In related news, Mindie Nguyen from Stanford university and colleagues reported in the September issue of Clinical Gastroenterology and Hepatology that Asians may have a four-fold greater risk, and African-American men a two-fold greater risk, of HCC compared with whites. The researchers analyzed medical records and pathology reports from 207 patients with chronic HCV and cirrhosis and 257 control subjects. After controlling for confounding factors, Asian men were 4.3 times as likely and Asian women were 4.6 times more likely to have HCC than whites. African-American men were 2.4 times as likely, but the risk was not significantly greater for African-American women. The researchers said that their findings need to be confirmed in larger studies of racially varied populations.
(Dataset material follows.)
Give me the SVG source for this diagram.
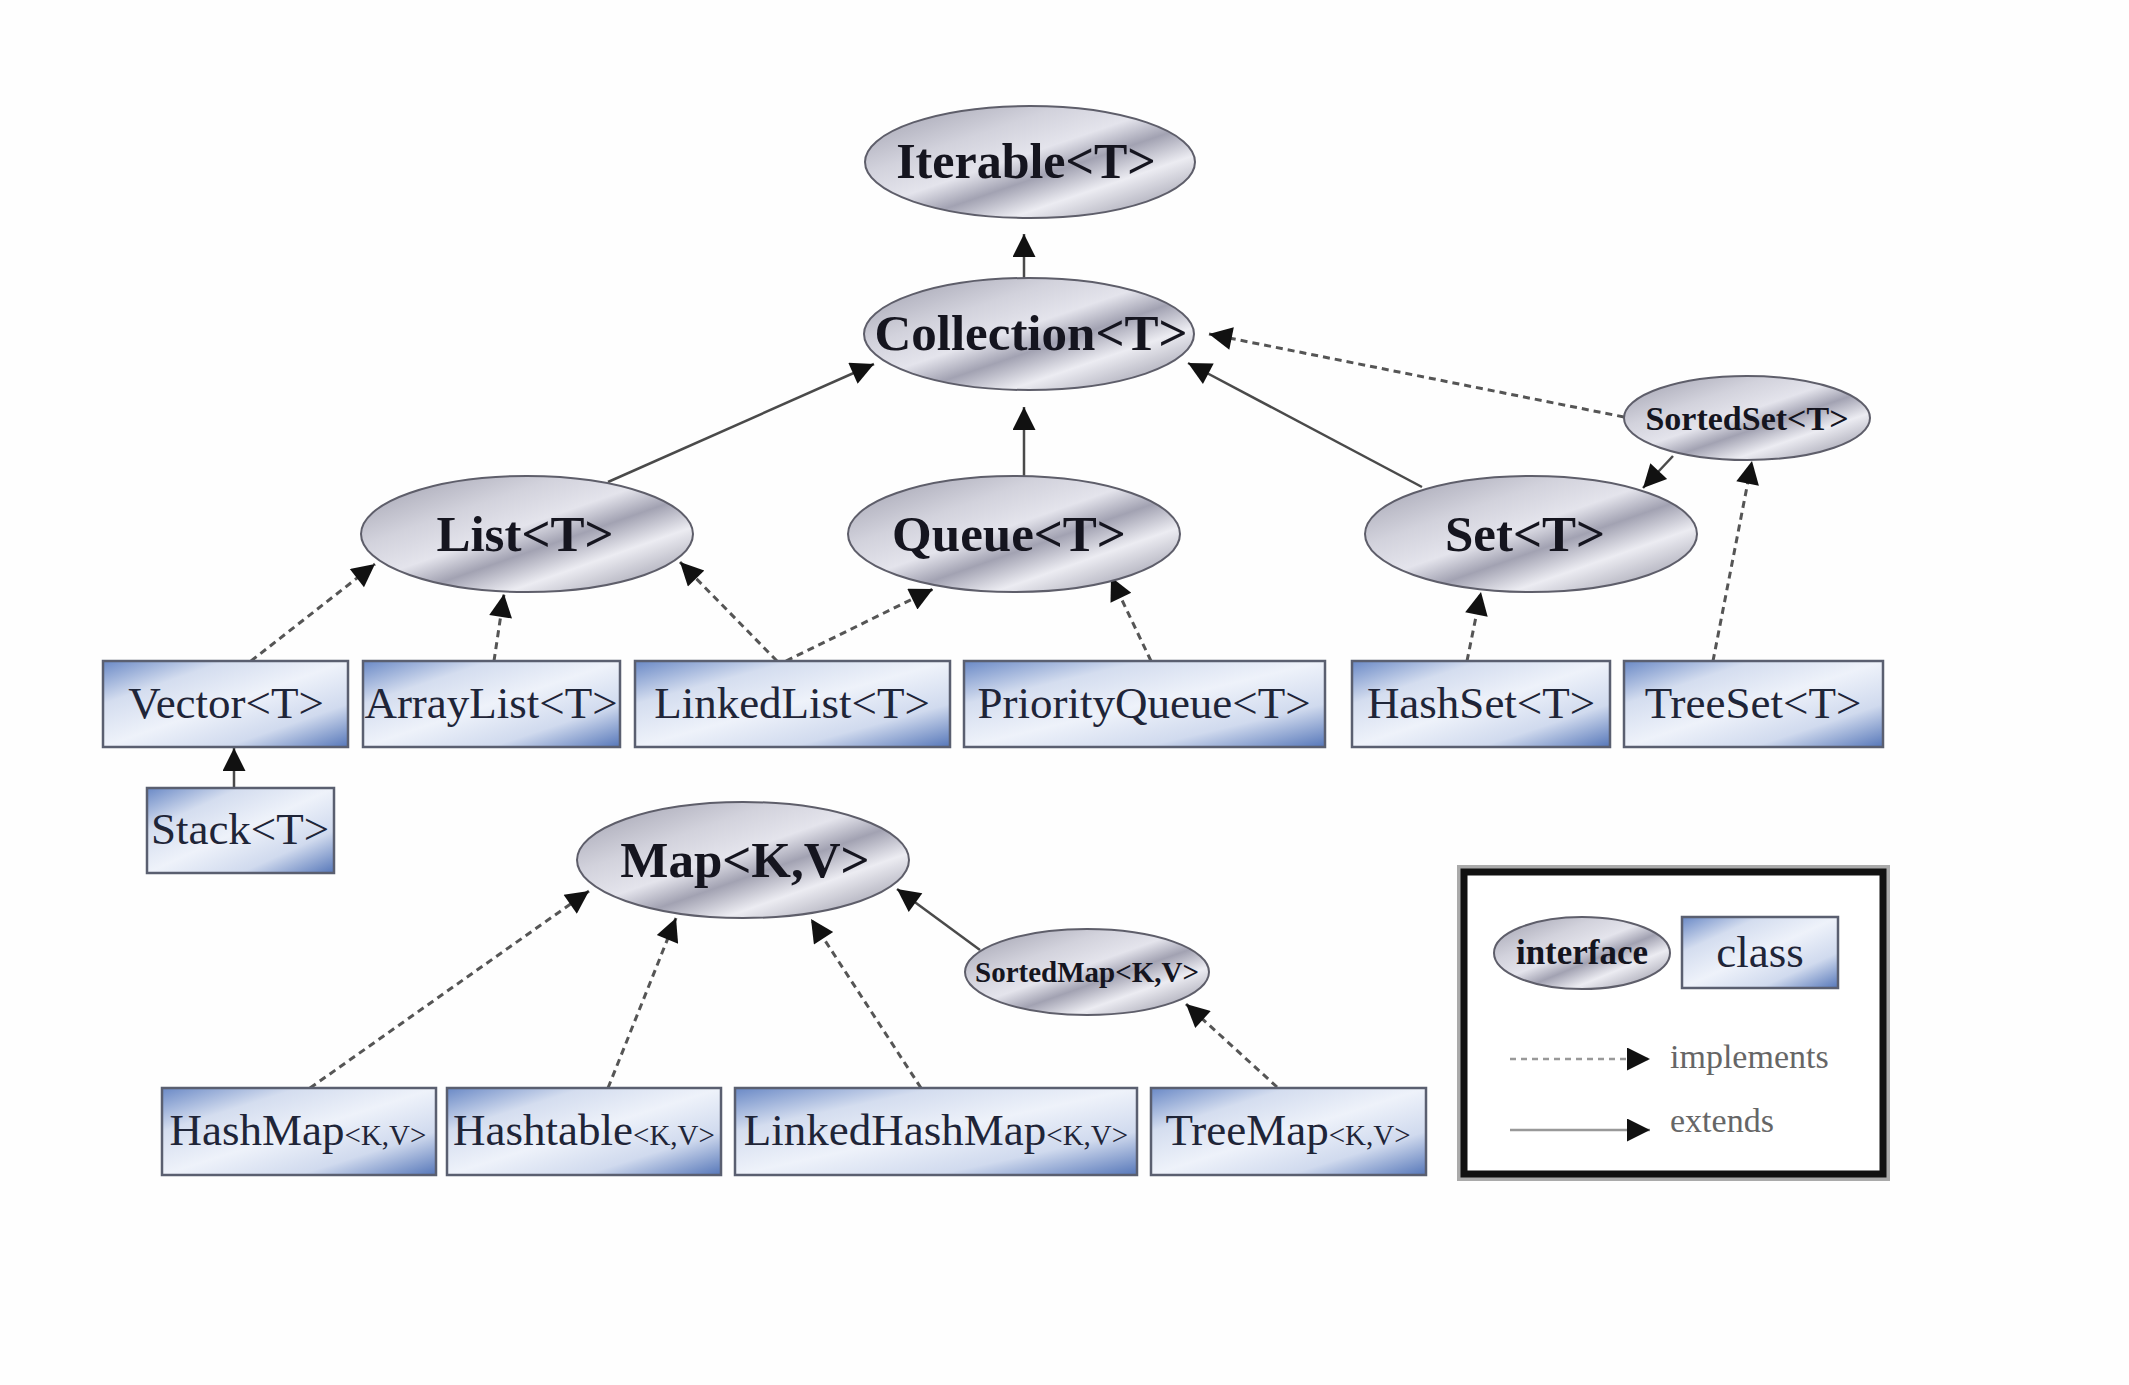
<svg xmlns="http://www.w3.org/2000/svg" width="2129" height="1385" viewBox="0 0 2129 1385">
<defs>
<linearGradient id="gIface" x1="0" y1="0" x2="1" y2="1">
<stop offset="0" stop-color="#9c9cab"/>
<stop offset="0.3" stop-color="#d2d2dc"/>
<stop offset="0.46" stop-color="#e4e4ec"/>
<stop offset="0.58" stop-color="#a2a2b2"/>
<stop offset="0.72" stop-color="#ececf2"/>
<stop offset="0.87" stop-color="#b4b4c0"/>
<stop offset="1" stop-color="#80808f"/>
</linearGradient>
<linearGradient id="gClass" x1="0" y1="0" x2="1" y2="1">
<stop offset="0" stop-color="#6a89c6"/>
<stop offset="0.25" stop-color="#d4ddef"/>
<stop offset="0.5" stop-color="#eef2fa"/>
<stop offset="0.75" stop-color="#d0daee"/>
<stop offset="1" stop-color="#5677b9"/>
</linearGradient>
<marker id="arr" viewBox="0 0 10 10" refX="10" refY="5" markerWidth="27" markerHeight="23" markerUnits="userSpaceOnUse" orient="auto">
<path d="M0,0 L10,5 L0,10 z" fill="#111"/>
</marker>
<style>
.iface{fill:url(#gIface);stroke:#5e5e6a;stroke-width:2}
.cls{fill:url(#gClass);stroke:#5a5f70;stroke-width:2.5}
.it{font-family:"Liberation Serif",serif;font-weight:bold;fill:#15151f;text-anchor:middle}
.ct{font-family:"Liberation Serif",serif;font-size:45px;fill:#1f2538;text-anchor:middle}
.sm{font-size:29px}
.ext{fill:none;stroke:#4a4a4a;stroke-width:2.5;marker-end:url(#arr)}
.imp{fill:none;stroke:#555;stroke-width:3;stroke-dasharray:7 5;marker-end:url(#arr)}
.lg{font-family:"Liberation Serif",serif;font-size:34px;fill:#666}
</style>
</defs>
<rect width="2129" height="1385" fill="#fefefe"/>

<g id="connectors">
<line class="ext" x1="1024" y1="278" x2="1024" y2="234"/>
<line class="ext" x1="608" y1="482" x2="874" y2="364"/>
<line class="ext" x1="1024" y1="476" x2="1024" y2="407"/>
<line class="ext" x1="1422" y1="487" x2="1188" y2="363"/>
<line class="imp" x1="1624" y1="417" x2="1209" y2="334"/>
<line class="ext" x1="1673" y1="456" x2="1643" y2="488"/>
<line class="imp" x1="1713" y1="661" x2="1752" y2="461"/>
<line class="imp" x1="1467" y1="661" x2="1481" y2="592"/>
<line class="imp" x1="251" y1="661" x2="375" y2="564"/>
<line class="imp" x1="494" y1="661" x2="504" y2="594"/>
<line class="imp" x1="777" y1="661" x2="680" y2="562"/>
<line class="imp" x1="786" y1="661" x2="933" y2="589"/>
<line class="imp" x1="1151" y1="661" x2="1111" y2="577"/>
<line class="ext" x1="234" y1="788" x2="234" y2="748"/>
<line class="imp" x1="310" y1="1088" x2="589" y2="891"/>
<line class="imp" x1="608" y1="1088" x2="676" y2="918"/>
<line class="imp" x1="921" y1="1088" x2="811" y2="919"/>
<line class="ext" x1="980" y1="950" x2="897" y2="889"/>
<line class="imp" x1="1277" y1="1087" x2="1186" y2="1004"/>
</g>

<g id="iterable"><ellipse class="iface" cx="1030" cy="162" rx="165" ry="56"/><text class="it" x="1026" y="178" font-size="50">Iterable&lt;T&gt;</text></g>
<g id="collection"><ellipse class="iface" cx="1029" cy="334" rx="165" ry="56"/><text class="it" x="1031" y="350" font-size="51">Collection&lt;T&gt;</text></g>
<g id="list"><ellipse class="iface" cx="527" cy="534" rx="166" ry="58"/><text class="it" x="525" y="551" font-size="51">List&lt;T&gt;</text></g>
<g id="queue"><ellipse class="iface" cx="1014" cy="534" rx="166" ry="58"/><text class="it" x="1009" y="551" font-size="51">Queue&lt;T&gt;</text></g>
<g id="set"><ellipse class="iface" cx="1531" cy="534" rx="166" ry="58"/><text class="it" x="1525" y="551" font-size="51">Set&lt;T&gt;</text></g>
<g id="sortedset"><ellipse class="iface" cx="1747" cy="418" rx="123" ry="42"/><text class="it" x="1747" y="430" font-size="34">SortedSet&lt;T&gt;</text></g>
<g id="map"><ellipse class="iface" cx="743" cy="860" rx="166" ry="58"/><text class="it" x="745" y="877" font-size="51">Map&lt;K,V&gt;</text></g>
<g id="sortedmap"><ellipse class="iface" cx="1087" cy="972" rx="122" ry="43"/><text class="it" x="1087" y="982" font-size="29">SortedMap&lt;K,V&gt;</text></g>

<g id="vector"><rect class="cls" x="103" y="661" width="245" height="86"/><text class="ct" x="226" y="718">Vector&lt;T&gt;</text></g>
<g id="arraylist"><rect class="cls" x="363" y="661" width="257" height="86"/><text class="ct" x="491" y="718">ArrayList&lt;T&gt;</text></g>
<g id="linkedlist"><rect class="cls" x="635" y="661" width="315" height="86"/><text class="ct" x="792" y="718">LinkedList&lt;T&gt;</text></g>
<g id="priorityqueue"><rect class="cls" x="964" y="661" width="361" height="86"/><text class="ct" x="1144" y="718">PriorityQueue&lt;T&gt;</text></g>
<g id="hashset"><rect class="cls" x="1352" y="661" width="258" height="86"/><text class="ct" x="1481" y="718">HashSet&lt;T&gt;</text></g>
<g id="treeset"><rect class="cls" x="1624" y="661" width="259" height="86"/><text class="ct" x="1753" y="718">TreeSet&lt;T&gt;</text></g>
<g id="stack"><rect class="cls" x="147" y="788" width="187" height="85"/><text class="ct" x="240" y="844">Stack&lt;T&gt;</text></g>

<g id="hashmap"><rect class="cls" x="162" y="1088" width="274" height="87"/><text class="ct" x="298" y="1145">HashMap<tspan class="sm">&lt;K,V&gt;</tspan></text></g>
<g id="hashtable"><rect class="cls" x="447" y="1088" width="274" height="87"/><text class="ct" x="584" y="1145">Hashtable<tspan class="sm">&lt;K,V&gt;</tspan></text></g>
<g id="linkedhashmap"><rect class="cls" x="735" y="1088" width="402" height="87"/><text class="ct" x="936" y="1145">LinkedHashMap<tspan class="sm">&lt;K,V&gt;</tspan></text></g>
<g id="treemap"><rect class="cls" x="1151" y="1088" width="275" height="87"/><text class="ct" x="1288" y="1145">TreeMap<tspan class="sm">&lt;K,V&gt;</tspan></text></g>

<g id="legend">
<rect x="1459" y="867" width="429" height="312" fill="none" stroke="#aaa" stroke-width="4"/>
<rect x="1464" y="872" width="419" height="302" fill="#fff" stroke="#111" stroke-width="7"/>
<ellipse class="iface" cx="1582" cy="953" rx="88" ry="36"/>
<text class="it" x="1582" y="964" font-size="35">interface</text>
<rect class="cls" x="1682" y="917" width="156" height="71"/>
<text class="ct" x="1760" y="967" font-size="44">class</text>
<line x1="1510" y1="1059" x2="1650" y2="1059" stroke="#999" stroke-width="2.5" stroke-dasharray="6 5" marker-end="url(#arr)"/>
<text class="lg" x="1670" y="1068">implements</text>
<line x1="1510" y1="1130" x2="1650" y2="1130" stroke="#999" stroke-width="2.5" marker-end="url(#arr)"/>
<text class="lg" x="1670" y="1132">extends</text>
</g>
</svg>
In other HCC news, Monica Anzola presented an overview of how hepatitis C and B contribute to liver cancer in the September issue of the Journal of Viral Hepatitis. HBV is a DNA virus that integrates itself into the human host cell genome. This process is believed to be carcinogenic (cancer-causing), perhaps because the virus interferes with the cells’ normal growth and division. HBV also encodes a protein called HBx, which is known to contribute to the development of HCC. HCV, in contrast, is an RNA virus that does not integrate into the genetic material of the host cell. It likely promotes liver cancer “through host protein interactions or via the inflammatory response to the virus,” according to Anzola, since proteins encoded by HCV (including the core proteins NS3 and NS5A) interfere with cellular communication. A better understanding of how HCV and HBV proteins function, Anzola suggests, could lead to the development of strategies to reduce the carcenogenicity of these viruses.